Your mom cracks me up. “Don’t throw it in the garbage!” Practical even in a crisis.
Grosssssss….hot yoga kind of grosses me out anyway. I know, right – no one needs a dead fish in the garbage can.
Fogo found a fish a few weeks ago while we were hiking. She tried eating it, but realized it was too putrid. Instead ROLLED on it. Back and forth. Shimmying her muscles to ensure the smell of rotten fish permeated all her fur. If I’d had a shovel at hand I would have used it. But not to get rid of the fish.
“STAND UP STRAIGHT! Shoulders back. Chin out. If you are going to parade around in a bikini — and I really don’t think you should — then don’t cross your arms over your chest and look embarrassed. Have some confidence!” what 80 year old me would say when she joined 80 year old you at the lake.
Hahaha, maybe we should get a new cartoon going, a sequel to The Adventures of Barkley and Beeps – The Adventures of Barkley and Fogo which would end with every episode utilizing a shovel.
All right, I always come here because your comments at Nan’s are so funny, but I never comment, but now I must because NAKED YOGA and it’s just so wrong it almost feels like the plot to a Seinfeld episode.
I can never unsee that one yoga pose. That was just mean.
Thanks for commenting, Deb! NAKED YOGA I KNOW RIGHT? Think of the MAT. No, don’t. Don’t think of the mat.
Sorry, are they implying that you can raise a child on just $4000, lifetime expense??? My kids are obviously receiving TOO MUCH FOOD.
As for the yoga poses…I am amazed and filled with wonder. This morning my whole body ached when I woke up and I tried child’s pose and couldn’t even do that. You’re dazzling!
No no no, $4000 per year. Which, still. Good grief, the food bills! My kids aren’t even teenagers yet.
I almost coughed coffee out my nose with the last bit of visual imagery! As always I am so impressed with your flexibility and the discipline you have to get up and go to the yoga shalah? every day.
Thank you! I just really love it!
I stared at that top pose for a good three minutes and then went back and stared some more because I don’t understand how the heck that is possible without splitting in two. I am actually quite excited about the return of fall because…SCHEDULES!! I have learned that I am incapabale of doing anything if we are unscheduled. Work…no. Cooking…no. Exercise…no. I spent this morning signing myself up for swimming and yoga to start next week. I will likely keep my clothes on though.

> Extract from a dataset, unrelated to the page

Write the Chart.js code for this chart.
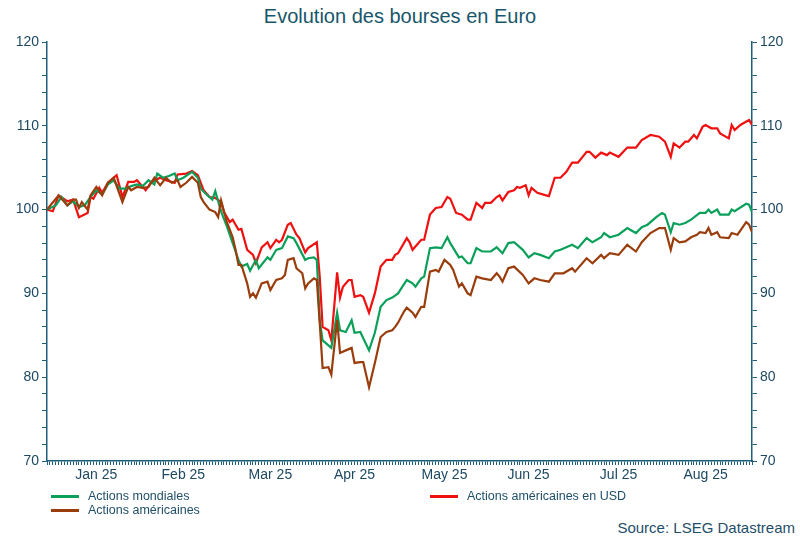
<!DOCTYPE html>
<html><head><meta charset="utf-8">
<script src="https://cdn.jsdelivr.net/npm/chart.js@4"></script>
<style>
body{margin:0;width:800px;height:540px;background:#fff;font-family:"Liberation Sans",Arial,sans-serif;position:relative;overflow:hidden}
#t{position:absolute;top:5px;left:0;width:800px;text-align:center;font-size:20px;color:#17566b}
#wrap{position:absolute;top:0;left:0;width:800px;height:490px}
.lg{position:absolute;font-size:12.5px;color:#1f4e6a;line-height:14px}
.lg span{display:inline-block;width:28px;height:3px;vertical-align:middle;margin-right:9px}
#src{position:absolute;right:5px;top:519px;font-size:15px;color:#1f4e6a}
</style></head><body>
<div id="t">Evolution des bourses en Euro</div>
<div id="wrap"><canvas id="c"></canvas></div>
<div class="lg" style="left:51px;top:489px"><span style="background:#0aa05a"></span>Actions mondiales</div>
<div class="lg" style="left:51px;top:503px"><span style="background:#9a3d0c"></span>Actions américaines</div>
<div class="lg" style="left:430px;top:489px"><span style="background:#f01010"></span>Actions américaines en USD</div>
<div id="src">Source: LSEG Datastream</div>
<script>
const monthLabels={17:"Jan 25",47:"Feb 25",77:"Mar 25",106:"Apr 25",137:"May 25",166:"Jun 25",197:"Jul 25",227:"Aug 25"};
const worldDays=[0,3,5,7,9,11,13,15,17,19,21,23,25,27,29,31,33,35,37,38,40,42,44,45,47,50,52,53,55,57,58,60,62,64,66,67,69,70,72,73,76,77,79,81,83,85,86,89,90,92,93,94,95,98,100,101,103,105,106,108,111,113,115,117,119,121,124,126,127,129,130,132,134,136,138,139,142,143,145,146,148,150,153,155,157,159,161,164,166,168,170,173,175,177,181,183,186,188,191,192,194,197,200,203,205,207,210,212,213,215,216,218,220,222,225,227,228,229,231,232,235,236,237,241,242,243];
const worldVals=[100,100.5,101.5,100.5,101,100.3,100.5,101.5,102.3,101.8,103,103.5,102.5,102.5,102.8,103,102.8,103.5,103,104.3,103.8,104,104.3,103.5,103.8,104.5,103.8,102.5,101.8,101.2,102.2,99.8,98,96,94,93.2,93.5,92.7,94,93,94.3,94,95.2,95.4,96.8,96.6,96,94,94.2,94.3,94,86.8,84.4,83.5,87.7,85.6,85.4,86.8,85.3,85.4,83.2,85.3,88.4,89.2,89.5,90,91.6,91.2,90.8,91.8,92,95.4,95.5,95.4,96.7,96,94.3,94.4,93.6,93.6,95.4,95,95,95.5,94.8,96,96.1,95.2,94.3,94.8,94.6,94.2,95,95.2,95.8,95.4,96.6,96.1,96.7,97.2,96.7,97,97.8,97.2,97.9,98.2,99.1,99.6,99.4,97.3,98.4,98.2,98.4,98.8,99.6,99.6,100,99.6,100,99.4,99.4,100,99.8,100.7,100.6,99.7];
const usdDays=[0,2,4,7,9,11,14,15,16,18,19,21,24,26,28,30,31,34,36,39,41,44,45,48,50,52,54,56,58,60,61,63,64,66,67,69,71,72,74,76,77,79,80,81,83,84,86,87,89,90,93,94,95,97,98,100,101,102,104,105,106,108,109,111,113,115,117,119,120,121,124,125,126,129,130,132,134,136,138,139,141,143,145,146,148,150,151,153,155,156,157,159,161,162,163,165,166,167,169,172,173,175,177,179,181,183,186,187,189,191,193,194,197,200,203,205,208,211,213,215,216,218,220,221,223,224,226,227,229,231,232,235,236,237,239,240,242,243];
const usdVals=[100,99.8,101.7,101,101.2,99.1,99.6,101.5,101.3,102.6,102,103.2,104.1,101.5,103.3,103.3,103.5,102.3,103.3,103.8,103.5,103.2,104.2,104.3,104.6,104.1,102.3,101.5,101.4,100.9,99.7,98.5,98.8,97.6,97.7,95.2,94.6,93.6,95.5,96.1,95.4,96.4,96.1,96.4,98.2,98.4,97,96.6,94.9,95.4,96.1,92,86,85.6,84.4,92.5,89.5,90.8,91.6,91.6,89.6,89.8,89.6,87.7,90,93.2,94,94,94.6,94.8,96.6,96.1,95.2,96.4,96.4,99.4,100.2,100.3,101.5,101.3,99.6,99.4,98.8,98.8,100.8,100.2,100.8,100.8,101.5,101.7,101.1,102.1,102.3,102.7,102.6,102.9,101.7,102.6,102,101.7,101.6,103.8,103.8,104.5,105.6,105.6,106.9,106.9,106.2,106.8,106.5,106.8,106.3,107.4,107.4,108.3,108.9,108.7,108.1,106.3,107.9,107.4,108.1,108.1,108.9,108.5,109.9,110.1,109.7,109.7,109.1,108.5,110.1,109.5,110.1,110.3,110.7,110.1];
const usEurDays=[0,4,7,9,10,11,12,14,15,17,19,21,23,26,28,29,31,33,35,37,39,41,43,45,46,48,50,52,53,54,56,58,59,60,62,64,65,66,67,69,70,71,72,74,76,77,79,81,82,83,85,86,88,89,90,92,93,94,95,97,98,100,101,103,105,106,108,109,111,113,115,117,119,120,121,123,124,126,127,129,130,132,134,135,137,139,140,142,143,145,146,148,150,153,155,156,157,159,161,164,166,168,170,173,175,178,181,182,186,188,191,192,194,197,200,203,205,208,211,213,215,216,218,220,222,224,225,227,228,229,231,232,235,236,238,241,242,243];
const usEurVals=[100,101.7,100.5,101.2,101.2,100.2,100.9,100,101.7,102.7,101.7,103.2,103.8,100.9,102.7,102.3,102.7,102.6,102.7,103.8,102.9,103.8,103.2,103.5,102.7,103.2,103.9,103.2,101.5,100.9,100,99.7,99.1,101.1,98.5,96.7,95.2,93.4,93.4,91.2,89.6,90,89.5,91.2,91.4,90.4,91.6,91.8,92.2,94,94.2,93,92.4,90.6,91.2,91.8,91.6,86.5,81.1,81.2,80.3,86.8,82.9,83.2,83.5,81.7,81.8,81.8,78.8,81.7,84.8,85.4,85.6,86,86.5,87.8,88.3,87.7,87.2,88.4,88.4,92.6,92.8,92.6,94,93.4,92.8,90.8,91.2,90,89.8,92,91.8,91.6,92.4,92,91.4,93,93.2,92.2,91.2,91.8,91.6,91.4,92.4,92.4,93,92.6,94.2,93.6,94.6,94.2,94.8,94.6,95.8,95,96.1,97.2,97.8,97.8,95.2,96.6,96.1,96.2,96.7,97,97.3,97.2,97.8,97,97.3,96.7,96.6,97.2,97,98.5,98.2,97.3];
const yTickLabels=[70,80,90,100,110,120];
const pts=(d,v)=>d.map((x,i)=>({x,y:v[i]}));
const axisCol="#1f5f7a", txt="#1d4863";
const ds=(data,col)=>({data,borderColor:col,borderWidth:2.2,pointRadius:0,tension:0,fill:false});
const yOpt=(pos)=>({position:pos,min:70,max:120,
  afterBuildTicks:a=>{a.ticks=[];for(let v=70;v<=120;v+=2)a.ticks.push({value:v});},
  afterFit:s=>{s.width=pos==='left'?47:48;},
  border:{color:axisCol,width:1.5},
  grid:{drawOnChartArea:false,color:axisCol,tickLength:5},
  ticks:{autoSkip:false,color:txt,font:{size:14,family:"Liberation Sans"},padding:3,callback:v=>yTickLabels.includes(v)?v:''}});
new Chart(document.getElementById('c'),{type:'line',
 data:{datasets:[ds(pts(usEurDays,usEurVals),'#9a3d0c'),ds(pts(worldDays,worldVals),'#0aa05a'),ds(pts(usdDays,usdVals),'#f01010')]},
 options:{responsive:true,maintainAspectRatio:false,animation:false,
  layout:{padding:{top:42,left:0,right:0,bottom:0}},
  plugins:{legend:{display:false},tooltip:{enabled:false}},
  scales:{
   x:{type:'linear',min:0,max:243,
    afterBuildTicks:a=>{a.ticks=[];for(let d=0;d<=243;d++)a.ticks.push({value:d});},
    afterFit:s=>{s.height=29;},
    border:{color:axisCol,width:1.5},
    grid:{drawOnChartArea:false,color:axisCol,tickLength:4},
    ticks:{autoSkip:false,maxRotation:0,color:txt,font:{size:14,family:"Liberation Sans"},padding:2,callback:v=>monthLabels[v]||''}},
   y:yOpt('left'),y2:yOpt('right')}}});
</script></body></html>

Fraser Institute. I don’t even.
I don’t even wear shorts to yoga because I think that’s too much flesh. Let alone…well…I don’t think I have to go into detail here. I have said too much already!
Holy cow, are you good at that yoga thing!
Misuse of statistics drives me bananas, too.
Camp Grandma sounds fabulous!
I had not heard of naked yoga and now I am going to forget I heard of it. Pooof. Gone.
And as for the Fraser Institute, it can bite me where the yoga don’t shine.
Ohh God…Imagine Naked Hot Yoga….EEEKKKK! In a group class…the idea of sweaty nakid strangers bums is soo gross!
Getting back to you side note about how the system is designed to keep the poor poor because they spend more for less.. Reminds me of when I first moved out on my own and could only afford to buy 4 roll packs of toilet paper at a time which I had calculated once cost me 3$ more than if I was able to buy the 12 pack roll..and its not like you can go without until you save up.. when you’re on a fixed income.. especially when you need to save money to go to the club because you’re 20 and broke LOL …so you steal toilet paper and cleaning supplies from work lol because you will never get ahead any other way.. thank god I am past those days..I can’t imagine how families with kids on fixed low incomes cope especially with the cost of daycare.
I thought hot yoga was enough of a vision of hell for me. Now when I feel bad about myself I’m going to imagine hell as endless NAKED hot yoga – THANKS NICOLE.
When we used to rent a cottage in Grand Bend with the whole family, my sister once went into town to get groceries and a cop reached something for her so she said thank-you and he said “thank YOU for being the only one in here under forty who’s not wearing a bikini”. What IS it with these young people nowadays?